Please include at least 3 and up to 5 keywords. Try to avoid overly broad or specialized terms that might be meaningless to a reader.
Your manuscript text file should start with a title page that shows author affiliations and contact information, identifying the corresponding author with an asterisk. We recommend that each section includes an introduction of referenced text that expands on the background of the work. Some overlap with the Abstract is acceptable.
For the main body of the text, there are no specific requirements. You can organize it in a way that best suits your research. However, the following structure will be suitable:
Please note, footnotes should not be used.
You may include a limited number of mathematical equations if necessary. Display items are limited to 16 (figures, maps and/or tables).
Your submission must also include:
For first submissions (i.e. not revised manuscripts), you may incorporate the manuscript text and other files into a single zip file up to 25 MB in size.
For revised manuscripts, you should provide all textual content in a single file, prepared using Microsoft Word. Please note, we do not accept PDF files for the article text of revised manuscripts. Make sure you:
Scientific article is read by a truly diverse range of people. Please therefore give careful thought to communicating your findings as clearly as possible. Although you can assume a shared basic knowledge of science, please don’t expect that everyone will be familiar with the specialist language or concepts of your particular field. Therefore:
The Methods section should be written as concisely as possible but should contain all elements necessary to allow interpretation and replication of the results. We recommend you limit your Methods section to 500 words. Make sure it includes adequate experimental and characterization data for others to be able to reproduce your work. You should:
Please note that references to datasets must also be included in the reference list with DOIs where available. Each reference should contain as many of the following elements as possible:
In your reference list, you should:
Please keep any acknowledgements brief, and don’t include thanks to anonymous referees and editors, or any effusive comments. You may acknowledge grant or contribution numbers.

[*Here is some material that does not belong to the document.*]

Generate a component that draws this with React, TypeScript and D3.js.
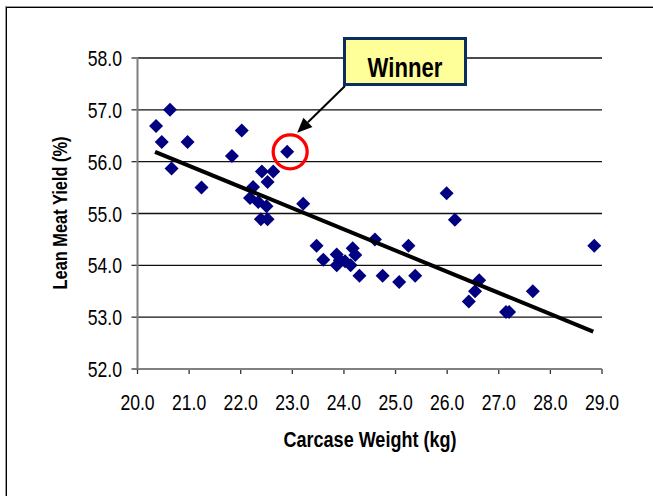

You must include a Data Availability Statement in all submitted manuscripts. The statement should be provided as a separate section (titled ‘Data Availability’) at the end of the main text, before the ‘References’ section. Data availability statements should include, where applicable, accession codes, other unique identifiers and associated web links for publicly available datasets, and any conditions for access of non-publicly available datasets. Where figure source data are provided, statements confirming this should be included in data availability statements. Depending on the data described in the manuscript, data availability statements commonly take one of the following forms, or can be a composite of the statements below:
If your research includes human or animal subjects, you will need to include the appropriate ethics declarations in the Methods section of your manuscript.
Please note that:
All figures and tables should be numbered and referred to in the text by their number. Figure and table captions should be provided within the manuscript, and should be brief and informative, and include any relevant copyright information if taken from a published source.
At initial submission, figures can be provided within the manuscript or as separate files. On revision, figures should be uploaded as separate files. During production, figures and tables will be resized to fit the page and text styles and labelling will be updated in line with our house style.
The following file formats are most suitable:
Color figures are welcomed. All figures will be published in color online (the version of record), but will be reproduced in black and white in any print versions of the journal by default. If you feel that print color is essential for any of your figures, please list the relevant figure numbers on submission of your article.
Authors are encouraged to consider the needs of color-blind readers when choosing colors for figures. Many color-blind readers cannot interpret visuals that rely on discrimination of green and red, for example. The use of color-safe combinations, such as green and magenta, turquoise and red, yellow and blue or other accessible color palettes is recommended.
Tables must be provided in an editable format at final submission.
Include any equations and mathematical expressions in the main text of the paper. Identify equations that are referred to in the text by parenthetical numbers, such as (1), and refer to them in the manuscript as “equation (1)” etc.
For submissions in a .doc or .docx format, please make sure that all equations are provided in an editable Word format. You can produce these with the equation editor included in Microsoft Word.
If your paper contains statistical testing, it should state the name of the statistical test, the n value for each statistical analysis, the comparisons of interest, a justification for the use of that test (including, for example, a discussion of the normality of the data when the test is appropriate only for normal data), the alpha level for all tests, whether the tests were one-tailed or two-tailed, and the actual P value for each test (not merely “significant” or “P < 0.05”). Please make it clear what statistical test was used to generate every P value. Use of the word “significant” should always be accompanied by a P value; otherwise, use “substantial,” “considerable,” etc.
Data sets should be summarized with descriptive statistics, which should include the n value for each data set, a clearly labelled measure of center (such as the mean or the median), and a clearly labelled measure of variability (such as standard deviation or range).
Ranges are more appropriate than standard deviations or standard errors for small data sets. Graphs should include clearly labelled error bars. You must state whether a number that follows the ± sign is a standard error (s.e.m.) or a standard deviation (s.d.).
You must justify the use of a particular test and explain whether the data conforms to the assumptions of the tests. Three errors are particularly common:
Multiple comparisons: when making multiple statistical comparisons on a single data set, you should explain how you adjusted the alpha level to avoid an inflated Type I error rate, or you should select statistical tests appropriate for multiple groups (such as ANOVA rather than a series of t-tests).
Normal distribution: many statistical tests require that the data be approximately normally distributed; when using these tests, you should explain how you tested your data for normality. If the data does not meet the assumptions of the test, you should use a non-parametric alternative instead.
Small sample size: when the sample size is small (less than about 10), you should use tests appropriate to small samples or justify the use of large-sample tests.